[Records with drawing code]
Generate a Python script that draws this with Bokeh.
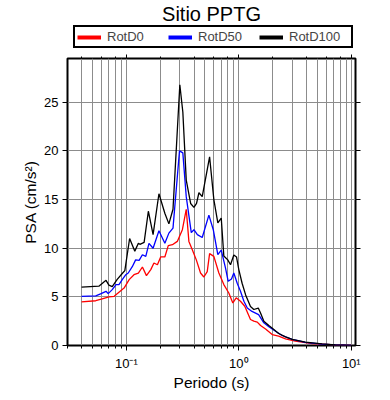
from bokeh.plotting import figure
from bokeh.layouts import column
from bokeh.models import (LogAxis, LinearAxis, LogTicker, FixedTicker, Legend, LegendItem,
                          CustomJSTickFormatter, Range1d)
from bokeh.embed import file_html
from bokeh.resources import INLINE

# ---- data ----
period_d0 = [0.040, 0.0535, 0.061, 0.070, 0.078, 0.086, 0.0955, 0.106, 0.117, 0.128, 0.139, 0.151,
             0.165, 0.176, 0.189, 0.202, 0.220, 0.236, 0.257, 0.284, 0.315, 0.341, 0.360, 0.386,
             0.419, 0.457, 0.489, 0.524, 0.550, 0.600, 0.665, 0.736, 0.815, 0.885, 0.948, 1.035,
             1.13, 1.27, 1.36, 1.46, 1.56, 1.73, 1.98, 2.26, 2.60, 3.18, 4.48, 7.21, 10.0]
psa_d0 = [4.48, 4.6, 4.79, 5.0, 5.06, 5.47, 5.9, 6.77, 7.28, 7.45, 8.07, 7.18,
          7.8, 8.48, 8.3, 9.1, 9.1, 10.26, 10.36, 10.7, 11.9, 14.0, 10.7, 9.85,
          8.8, 7.45, 7.04, 7.6, 9.44, 9.16, 7.45, 6.26, 5.4, 4.38, 4.9, 4.55,
          4.03, 2.67, 2.5, 2.4, 2.05, 1.7, 1.13, 0.96, 0.69, 0.44, 0.2, 0.06, 0.02]

period_d50 = [0.040, 0.0535, 0.059, 0.066, 0.069, 0.075, 0.081, 0.086, 0.092, 0.099, 0.104, 0.113,
              0.121, 0.130, 0.139, 0.149, 0.159, 0.173, 0.195, 0.220, 0.239, 0.260, 0.297, 0.318,
              0.341, 0.378, 0.399, 0.428, 0.473, 0.542, 0.593, 0.651, 0.698, 0.762, 0.805, 0.861,
              0.903, 0.968, 1.035, 1.11, 1.19, 1.31, 1.50, 1.67, 1.85, 2.12, 2.43, 2.98, 3.91,
              5.50, 7.21, 10.0]
psa_d50 = [5.05, 5.1, 5.3, 5.57, 5.33, 5.74, 6.26, 6.26, 6.77, 7.28, 7.45, 8.1,
           8.8, 8.75, 9.33, 9.16, 10.5, 10.0, 11.8, 10.5, 11.55, 12.07, 20.0, 19.8,
           15.3, 11.6, 11.9, 11.4, 11.1, 13.4, 11.9, 9.33, 9.8, 7.95, 6.6, 6.84,
           7.45, 6.4, 5.57, 4.55, 3.86, 3.5, 3.18, 2.33, 1.92, 1.47, 1.03, 0.62, 0.32,
           0.15, 0.06, 0.02]

period_d100 = [0.040, 0.057, 0.066, 0.070, 0.075, 0.083, 0.092, 0.097, 0.107, 0.119, 0.128, 0.132,
               0.144, 0.157, 0.173, 0.195, 0.220, 0.239, 0.260, 0.299, 0.318, 0.341, 0.373, 0.399,
               0.421, 0.442, 0.473, 0.550, 0.600, 0.651, 0.698, 0.736, 0.798, 0.844, 0.903, 0.954,
               1.00, 1.07, 1.15, 1.27, 1.36, 1.49, 1.56, 1.67, 1.85, 2.05, 2.26, 2.60, 2.98, 3.91,
               5.50, 7.21, 10.0]
psa_d100 = [6.0, 6.1, 6.7, 6.2, 6.05, 6.8, 7.4, 7.7, 11.0, 9.7, 10.5, 10.4,
            10.6, 13.8, 11.4, 15.6, 13.6, 12.5, 14.0, 26.8, 24.0, 17.0, 14.6, 14.2,
            14.6, 15.7, 15.3, 19.4, 15.0, 12.6, 13.1, 9.2, 8.8, 8.3, 9.3, 9.1,
            7.8, 6.4, 5.2, 4.0, 3.7, 3.85, 3.35, 2.5, 2.05, 1.64, 1.23, 0.89, 0.62, 0.34,
            0.17, 0.07, 0.02]

series_names = ["RotD0", "RotD50", "RotD100"]
series_colors = ["#ff0000", "#0000ff", "#000000"]

x_tick_values = [0.1, 1, 10]
x_tick_labels = ["10\u207b\u00b9", "10\u2070", "10\u00b9"]
y_ticks = [0, 5, 10, 15, 20, 25]

FONT = "Liberation Sans"
GRID = "#8c8c8c"
data = [(period_d0, psa_d0), (period_d50, psa_d50), (period_d100, psa_d100)]

# ---------- header: title + legend ----------
head = figure(x_axis_type="log", x_range=Range1d(0.03, 10.9), y_range=Range1d(0, 29.5),
              width=390, height=50, output_backend="svg", toolbar_location=None,
              x_axis_location=None, y_axis_location=None,
              min_border_left=67, min_border_right=35, min_border_top=0, min_border_bottom=0,
              title="Sitio PPTG")
head.outline_line_color = None
head.grid.visible = False
head.title.text_font = FONT
head.title.text_font_size = "20px"
head.title.text_font_style = "normal"
head.title.text_color = "black"
head.title.align = "center"
head.title.standoff = 0
head.title.offset = -4

legend_renderers = []
for (xs, ys), c in zip(data, series_colors):
    r = head.line(xs, ys, line_color=c, line_width=4, visible=False)
    legend_renderers.append(r)
items = [LegendItem(label=n, renderers=[r]) for n, r in zip(series_names, legend_renderers)]
legend = Legend(items=items, orientation="horizontal", location=(6, 2),
                label_text_font=FONT, label_text_font_size="13px",
                glyph_width=24, glyph_height=14, label_height=14, label_standoff=6,
                label_width=60, spacing=1, padding=2, margin=0,
                border_line_color="black", border_line_width=2, border_line_alpha=1.0,
                background_fill_color="white", background_fill_alpha=1.0,
                inactive_fill_alpha=0.0, click_policy="none")
head.add_layout(legend)

# ---------- main plot ----------
p = figure(x_axis_type="log", x_range=Range1d(0.03, 10.9), y_range=Range1d(0, 29.5),
           width=390, height=350, output_backend="svg", toolbar_location=None,
           min_border_left=67, min_border_right=35, min_border_top=8, min_border_bottom=55)

p.outline_line_color = "black"
p.outline_line_width = 2

p.xgrid.grid_line_color = GRID
p.xgrid.minor_grid_line_color = GRID
p.ygrid.grid_line_color = GRID
p.ygrid.ticker = FixedTicker(ticks=y_ticks)

fmt_x = CustomJSTickFormatter(args=dict(vals=x_tick_values, labs=x_tick_labels), code="""
let best = 0, bd = 1e9;
for (let i = 0; i < vals.length; i++) {
  const d = Math.abs(Math.log10(tick) - Math.log10(vals[i]));
  if (d < bd) { bd = d; best = i; }
}
return bd < 1e-6 ? labs[best] : "";
""")

def style_axis(ax):
    ax.axis_line_color = None
    ax.major_tick_line_color = "black"
    ax.minor_tick_line_color = "black"
    ax.major_tick_in = 0
    ax.minor_tick_in = 0
    ax.major_label_text_font = FONT
    ax.major_label_text_color = "black"
    ax.axis_label_text_font = FONT
    ax.axis_label_text_font_style = "normal"
    ax.axis_label_text_color = "black"

xa = p.xaxis[0]
style_axis(xa)
xa.formatter = fmt_x
xa.major_tick_out = 5
xa.minor_tick_out = 3
xa.major_label_text_font_size = "13px"
xa.major_label_standoff = 5
xa.axis_label = "Periodo (s)"
xa.axis_label_text_font_size = "15.5px"
xa.axis_label_standoff = 0

ya = p.yaxis[0]
style_axis(ya)
ya.ticker = FixedTicker(ticks=y_ticks)
ya.major_tick_out = 5
ya.minor_tick_line_color = None
ya.major_label_text_font_size = "13px"
ya.major_label_standoff = 4
ya.axis_label = "PSA (cm/s\u00b2)"
ya.axis_label_text_font_size = "15.5px"
ya.axis_label_standoff = 2

top = LogAxis(ticker=LogTicker())
style_axis(top)
top.major_tick_out = 4
top.minor_tick_out = 2
top.major_label_text_color = None
top.major_label_text_font_size = "2px"
top.major_label_standoff = 0
p.add_layout(top, "above")

right = LinearAxis(ticker=FixedTicker(ticks=y_ticks))
style_axis(right)
right.major_tick_out = 5
right.minor_tick_line_color = None
right.major_label_text_color = None
right.major_label_text_font_size = "8px"
right.major_label_standoff = 0
p.add_layout(right, "right")

for (xs, ys), c in zip(data, series_colors):
    p.line(xs, ys, line_color=c, line_width=1.3)

layout = column(head, p, spacing=0)
open("out.html", "w").write(file_html(layout, INLINE))
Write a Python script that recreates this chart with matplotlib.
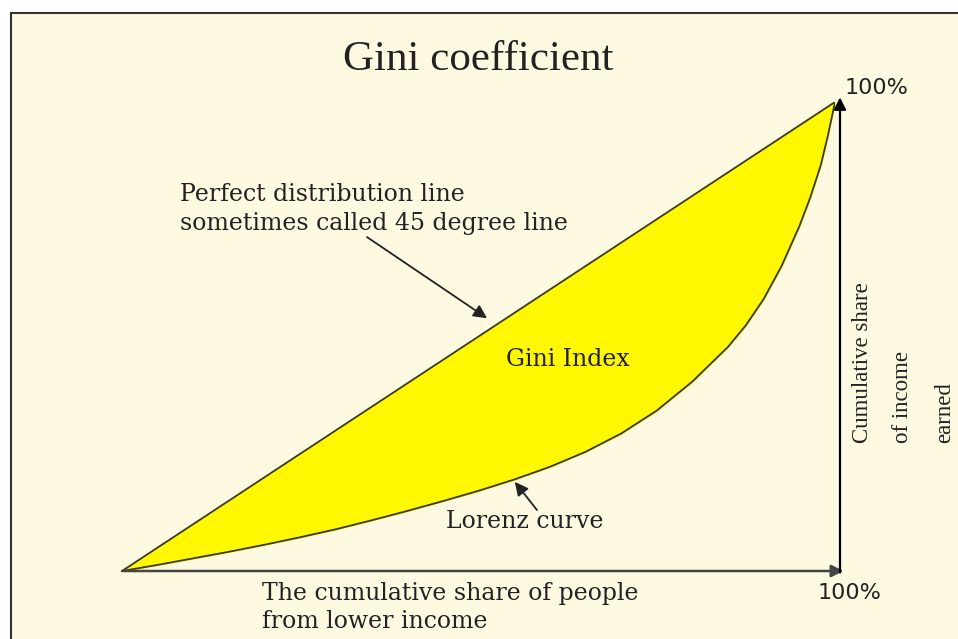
import matplotlib.pyplot as plt
from matplotlib.patches import Rectangle

# cumulative share of people (x) and of income (y)
population = [0.0, 0.05, 0.10, 0.15, 0.20, 0.25, 0.30, 0.35, 0.40, 0.45,
              0.50, 0.55, 0.60, 0.65, 0.70, 0.75, 0.80, 0.85, 0.875, 0.90,
              0.925, 0.95, 0.965, 0.98, 0.99, 1.0]
income = [0.0, 0.013, 0.027, 0.041, 0.056, 0.072, 0.089, 0.108, 0.128, 0.149,
          0.171, 0.195, 0.222, 0.254, 0.293, 0.342, 0.404, 0.478, 0.524, 0.580,
          0.650, 0.735, 0.795, 0.865, 0.928, 1.0]
equality = [0.0, 1.0]

title = "Gini coefficient"
x_label = "The cumulative share of people\nfrom lower income"
y_label_lines = ["Cumulative share", "of income", "earned"]

cream = "#FEF9E1"
yellow = "#FFF800"
ink = "#222222"

fig = plt.figure(figsize=(9.58, 6.39), dpi=100)
fig.patch.set_facecolor("white")

# cream panel with a thin frame on the top and left
fig.patches.append(Rectangle((11 / 958, -0.05), 1.2, 1.05 - 13 / 639,
                             transform=fig.transFigure, facecolor=cream,
                             edgecolor="#333333", linewidth=1.5, zorder=-1))

ax = fig.add_axes([122 / 958, 68 / 639, 713 / 958, 469 / 639])
ax.set_xlim(0, 1)
ax.set_ylim(0, 1)
ax.axis("off")

# area between the equality line and the Lorenz curve
ax.fill_between(population, income, population, color=yellow, zorder=1)
ax.plot(equality, equality, color="#3b3b22", lw=1.3, zorder=2)
ax.plot(population, income, color="#3b3b22", lw=1.3, zorder=2,
        solid_joinstyle="round")

# axes drawn as arrows
ax.annotate("", xy=(1.012, 0), xytext=(0, 0), annotation_clip=False,
            arrowprops=dict(arrowstyle="-|>", color="#444444", lw=1.8,
                            mutation_scale=18, shrinkA=0, shrinkB=0))
ax.annotate("", xy=(1.007, 1.01), xytext=(1.007, -0.003), annotation_clip=False,
            arrowprops=dict(arrowstyle="-|>", color="black", lw=1.6,
                            mutation_scale=18, shrinkA=0, shrinkB=0))

fig.text(478 / 958, 1 - 60 / 639, title, family="Liberation Serif",
         fontsize=31, color=ink, ha="center", va="center")

ax.text(1.014, 1.03, "100%", family="DejaVu Sans", fontsize=16, color=ink,
        ha="left", va="center", clip_on=False)
ax.text(0.976, -0.047, "100%", family="DejaVu Sans", fontsize=16, color=ink,
        ha="left", va="center", clip_on=False)

ax.text(0.196, -0.078, x_label, family="DejaVu Serif", fontsize=17,
        color=ink, ha="left", va="center", linespacing=1.3, clip_on=False)

for xpos, line in zip([1.038, 1.095, 1.154], y_label_lines):
    ax.text(xpos, 0.273, line, family="Liberation Serif", fontsize=16.5,
            color=ink, rotation=90, ha="center", va="bottom", clip_on=False)

ax.annotate("Perfect distribution line\nsometimes called 45 degree line",
            xy=(0.512, 0.539), xytext=(0.0813, 0.772),
            family="DejaVu Serif", fontsize=17, color=ink,
            ha="left", va="center", linespacing=1.3)
ax.annotate("", xy=(0.512, 0.539), xytext=(0.3436, 0.712),
            arrowprops=dict(arrowstyle="-|>", color=ink, lw=1.3,
                            mutation_scale=20, shrinkA=0, shrinkB=0))

ax.text(0.6255, 0.45, "Gini Index", family="DejaVu Serif", fontsize=17,
        color=ink, ha="center", va="center", zorder=3)

ax.text(0.565, 0.1045, "Lorenz curve", family="DejaVu Serif", fontsize=17,
        color=ink, ha="center", va="center")
ax.annotate("", xy=(0.551, 0.19), xytext=(0.582, 0.130),
            arrowprops=dict(arrowstyle="-|>", color=ink, lw=1.3,
                            mutation_scale=20, shrinkA=0, shrinkB=0))

fig.savefig("out.png", dpi=100, facecolor=fig.get_facecolor())
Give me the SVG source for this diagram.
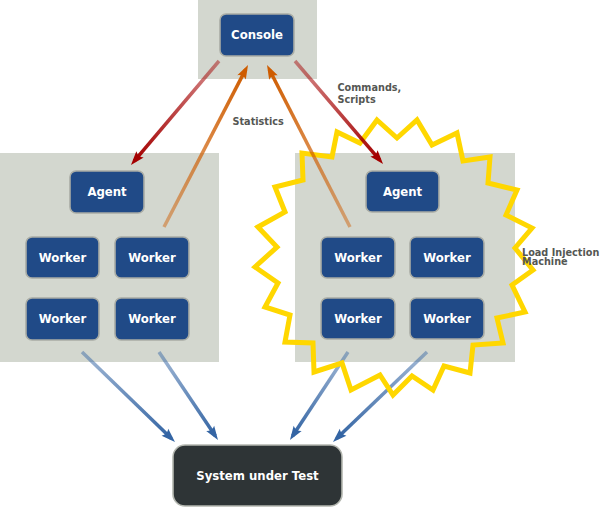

**WHAT YOU NEED TO DO**
Search the lines for "matplotlib". Copy each line that has it.

**OUTPUT OF THE EXERCISE**
Write a Python script that recreates this chart with matplotlib.
import matplotlib.pyplot as plt
from matplotlib.patches import Rectangle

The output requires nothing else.